We provide detailed feasibility analysis including throughput modeling, operating cost projections, and market price assumptions based on current East African conditions. You receive realistic performance expectations, not optimistic marketing claims.
Contact our Kenya regional team for a comprehensive project assessment and equipment proposal tailored to your requirements.
Frequently Asked Questions
How long does equipment installation and commissioning take?
Plan for 6-8 weeks from equipment arrival to full production. This includes 2 weeks for installation, 1 week for system integration and testing, and 3-5 weeks for operator training and process optimization.
What plastic types work best in this production line?

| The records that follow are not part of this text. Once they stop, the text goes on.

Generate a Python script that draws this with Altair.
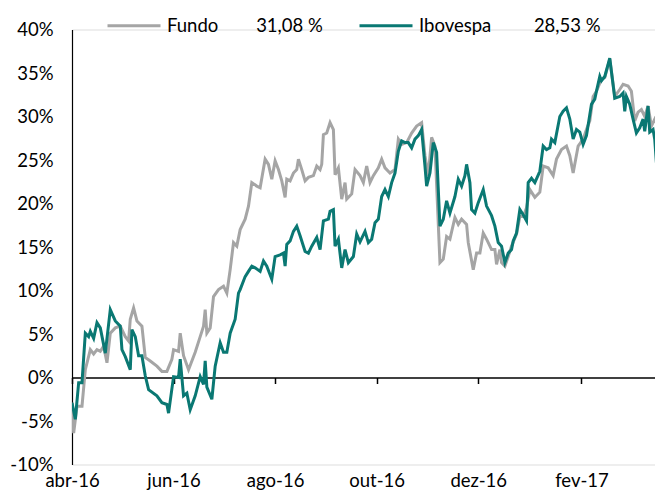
import altair as alt
import pandas as pd

START = pd.Timestamp("2016-04-01")

# days after 1 Apr 2016, cumulative return in %
fundo_days = [0, 1, 3, 6, 8, 11, 13, 15, 17, 19, 21, 23, 26, 29, 32, 34, 35, 37, 39, 42,
              44, 47, 51, 54, 57, 60, 61, 64, 65, 67, 70, 74, 77, 79, 80, 81, 83, 85, 88, 91,
              93, 95, 97, 99, 101, 104, 106, 108, 111, 113, 116, 118, 120, 122, 124, 126, 128, 129, 131, 133,
              135, 136, 138, 140, 142, 145, 147, 149, 150, 151, 153, 155, 157, 158, 160, 162, 164, 165, 168, 170,
              173, 175, 177, 179, 181, 184, 186, 188, 191, 194, 196, 198, 201, 204, 207, 210, 212, 214, 216, 218,
              221, 223, 225, 227, 230, 232, 234, 237, 238, 241, 243, 245, 247, 249, 252, 254, 255, 257, 258, 260,
              262, 264, 267, 269, 271, 273, 275, 278, 281, 283, 286, 289, 291, 294, 297, 299, 301, 304, 307, 309,
              311, 313, 315, 318, 320, 323, 326, 329, 331, 334, 336, 338, 340, 342, 344, 346, 348, 350, 352, 354,
              355]
fundo_vals = [-2.9, -6.4, -3.3, -3.3, 0.9, 3.2, 2.7, 3.2, 3.0, 3.6, 1.7, 5.1, 5.7, 5.9, 4.7, 4.2, 6.7, 8.0, 6.5, 5.9,
              2.3, 1.9, 1.3, 0.7, 0.7, 2.1, 3.2, 3.0, 5.1, 2.5, 0.9, 2.9, 4.7, 5.9, 7.8, 5.1, 5.7, 9.3, 10.1, 10.5,
              9.7, 12.4, 15.5, 15.1, 17.0, 18.2, 19.7, 22.4, 22.0, 21.8, 25.1, 24.5, 22.8, 24.9, 23.9, 22.6, 20.7, 22.8, 22.6, 23.5,
              23.9, 25.1, 23.9, 22.6, 23.0, 23.2, 24.3, 23.9, 24.5, 27.9, 28.1, 29.3, 28.5, 23.3, 24.1, 20.5, 22.4, 20.5, 21.1, 23.9,
              23.2, 22.4, 24.3, 22.4, 23.2, 24.1, 25.1, 24.1, 23.5, 23.9, 27.4, 26.8, 27.0, 28.1, 28.9, 29.3, 25.5, 23.2, 27.6, 26.6,
              13.2, 13.6, 16.2, 15.9, 18.4, 17.6, 18.2, 17.6, 15.5, 12.4, 14.3, 14.3, 16.6, 15.9, 14.7, 14.7, 13.0, 14.7, 13.2, 12.8,
              13.9, 15.1, 16.5, 18.5, 18.5, 19.5, 21.6, 20.7, 21.3, 24.3, 24.1, 23.2, 25.1, 26.2, 26.6, 25.5, 23.5, 26.6, 27.4, 28.5,
              29.5, 32.3, 32.9, 34.3, 34.5, 36.6, 32.3, 33.1, 33.7, 33.5, 32.9, 29.5, 30.5, 30.8, 30.0, 31.2, 28.9, 29.7, 28.9, 30.0,
              29.8]

ibov_days = [0, 2, 4, 6, 8, 10, 11, 13, 15, 17, 20, 23, 26, 29, 30, 32, 35, 36, 38, 40,
             42, 44, 46, 51, 54, 57, 58, 61, 64, 65, 67, 69, 71, 74, 77, 79, 80, 81, 84, 86,
             89, 91, 93, 95, 98, 100, 101, 104, 106, 108, 110, 113, 115, 117, 120, 122, 125, 127, 128, 129,
             131, 133, 135, 137, 140, 142, 144, 147, 149, 151, 154, 155, 157, 158, 160, 162, 164, 166, 169, 171,
             173, 176, 178, 180, 182, 184, 186, 188, 190, 192, 194, 196, 198, 200, 202, 204, 206, 208, 210, 212,
             213, 215, 217, 219, 221, 223, 225, 227, 230, 232, 234, 236, 237, 239, 240, 242, 244, 247, 249, 252,
             254, 256, 258, 260, 262, 264, 265, 267, 269, 271, 273, 274, 276, 278, 281, 283, 285, 287, 288, 290,
             293, 295, 297, 299, 301, 303, 305, 307, 309, 311, 312, 314, 315, 317, 318, 320, 323, 326, 329, 331,
             332, 333, 335, 337, 339, 341, 343, 344, 346, 347, 349, 350, 351, 353, 355]
ibov_vals = [-2.9, -4.8, -0.6, -0.6, 5.1, 4.7, 5.3, 4.5, 6.3, 5.7, 2.8, 7.8, 6.5, 5.9, 3.2, 2.4, 0.9, 5.5, 4.7, 2.5,
             2.5, 0.2, -1.4, -2.1, -2.9, -3.1, -4.1, 0.1, 0.0, 2.1, -2.1, -1.8, -3.7, -2.1, 0.1, -0.8, 1.9, -1.1, -2.5, 1.3,
             4.0, 2.9, 2.9, 5.1, 6.7, 9.7, 10.1, 11.6, 12.2, 12.8, 12.6, 12.2, 13.4, 12.8, 11.3, 13.9, 14.1, 14.3, 12.8, 15.3,
             15.7, 16.8, 17.4, 16.3, 14.5, 14.3, 15.1, 16.1, 14.7, 18.0, 18.2, 19.1, 19.3, 15.1, 15.9, 12.6, 14.7, 13.2, 13.9, 16.5,
             15.6, 16.8, 15.5, 15.9, 17.8, 18.2, 20.8, 21.6, 20.8, 22.4, 23.5, 26.0, 27.2, 27.0, 27.0, 26.4, 27.4, 27.8, 28.5, 24.3,
             22.0, 23.5, 27.0, 25.9, 17.4, 18.2, 20.3, 18.9, 20.8, 22.8, 22.0, 23.2, 24.5, 22.4, 19.3, 18.9, 20.1, 21.6, 19.7, 18.6,
             17.4, 15.5, 15.1, 13.2, 14.3, 14.7, 15.7, 16.6, 19.3, 18.7, 18.0, 22.4, 22.9, 22.4, 23.7, 26.6, 26.2, 26.4, 27.4, 27.0,
             30.0, 30.6, 31.0, 29.7, 27.4, 28.5, 28.2, 26.8, 27.8, 30.2, 31.4, 32.0, 32.9, 34.6, 34.1, 34.6, 36.7, 32.1, 32.3, 32.7,
             30.6, 32.3, 31.4, 29.7, 28.1, 28.7, 29.7, 28.3, 31.2, 28.2, 28.5, 27.4, 24.7, 26.2, 26.8]

series_names = ["Fundo", "Ibovespa"]
series_totals = ["31,08 %", "28,53 %"]
series_colors = ["#A5A5A5", "#0A7873"]
label_gaps = [8, 9]  # non-breaking spaces between name and total in the legend
y_ticks = [-10, -5, 0, 5, 10, 15, 20, 25, 30, 35, 40]
x_tick_months = [(2016, 4), (2016, 6), (2016, 8), (2016, 10), (2016, 12), (2017, 2)]
month_pt = ["jan", "fev", "mar", "abr", "mai", "jun", "jul", "ago", "set", "out", "nov", "dez"]

frames = []
for name, days, vals in [("Fundo", fundo_days, fundo_vals), ("Ibovespa", ibov_days, ibov_vals)]:
    frames.append(pd.DataFrame({
        "date": START + pd.to_timedelta(days, unit="D"),
        "ret": vals,
        "serie": name,
    }))
df = pd.concat(frames, ignore_index=True)

W, H = 583, 435
ymin, ymax = -10, 40
zero_offset = -H * (0 - ymin) / (ymax - ymin)

label_map = "{" + ",".join(
    f"'{n}': '{n}{chr(160) * g}{t}'" for n, t, g in zip(series_names, series_totals, label_gaps)) + "}"
month_arr = "[" + ",".join(f"'{m}'" for m in month_pt) + "]"

chart = alt.Chart(df).mark_line(strokeWidth=3, interpolate="linear", clip=True).encode(
    x=alt.X("date:T",
            scale=alt.Scale(domain=[alt.DateTime(year=2016, month=4, date=1),
                                    alt.DateTime(year=2017, month=3, date=17, hours=4)]),
            axis=alt.Axis(
                title=None, orient="bottom", offset=zero_offset,
                values=[alt.DateTime(year=y, month=m, date=1) for y, m in x_tick_months],
                labelExpr=f"{month_arr}[month(datum.value)] + '-' + timeFormat(datum.value, '%y')",
                domainColor="#000000", domainWidth=1.5, tickColor="#000000", tickSize=6, tickWidth=1.5,
                labelPadding=88, labelFontSize=18.5, labelFont="Lato", labelColor="#000000",
                labelFlush=False, grid=False)),
    y=alt.Y("ret:Q",
            scale=alt.Scale(domain=[ymin, ymax], nice=False, zero=False),
            axis=alt.Axis(
                title=None, values=y_ticks, labelExpr="datum.value + '%'",
                ticks=False, grid=False, domainColor="#000000", domainWidth=1.2,
                labelPadding=19, labelFontSize=18.5, labelFont="Lato", labelColor="#000000")),
    color=alt.Color("serie:N",
                    scale=alt.Scale(domain=series_names, range=series_colors),
                    legend=alt.Legend(
                        title=None, orient="none", direction="horizontal",
                        legendX=34, legendY=-32, padding=0,
                        symbolType="stroke", symbolSize=2809, symbolStrokeWidth=3,
                        labelExpr=f"{label_map}[datum.label]",
                        labelFont="Lato", labelFontSize=18.5, labelColor="#000000",
                        labelOffset=5, columnPadding=30, labelLimit=400)),
    order=alt.Order("serie:N"),
).properties(
    width=W, height=H,
    autosize=alt.AutoSizeParams(type="none"),
    padding={"left": 64, "top": 21.5, "right": 0, "bottom": 28.5},
).configure_view(stroke=None).configure(font="Lato")

chart.save("out.html", embed_options={"renderer": "svg", "actions": False})
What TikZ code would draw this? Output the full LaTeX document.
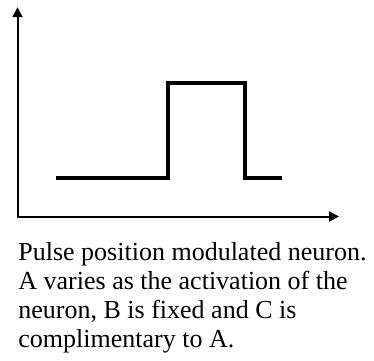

Rigid HDPE and PP deliver optimal results. PET bottles can process successfully but require different temperature profiles. Avoid PVC contamination, which degrades at processing temperatures and releases corrosive gases.
Can this system produce food-grade pellets?
Yes, with additional controls: stainless steel contact surfaces, enhanced filtration to 50 micron, and documentation systems for traceability. Third-party certification adds $15,000-25,000 to project costs.
What maintenance schedule keeps equipment running reliably?
Daily: Clean filters and screens, check belt tensions, inspect wear surfaces
Weekly: Lubricate drive components, test safety systems, calibrate temperature controls
Monthly: Replace filters, sharpen or rotate shredder blades, check electrical connections
Quarterly: Complete mechanical inspection, thermal imaging of electrical systems, update wear parts inventory
How quickly can I expand production capacity?
Modular designs allow capacity doubling by adding parallel lines within 3-4 months. Upgrading existing equipment provides 20-30% capacity increases through higher-efficiency components in 4-6 weeks.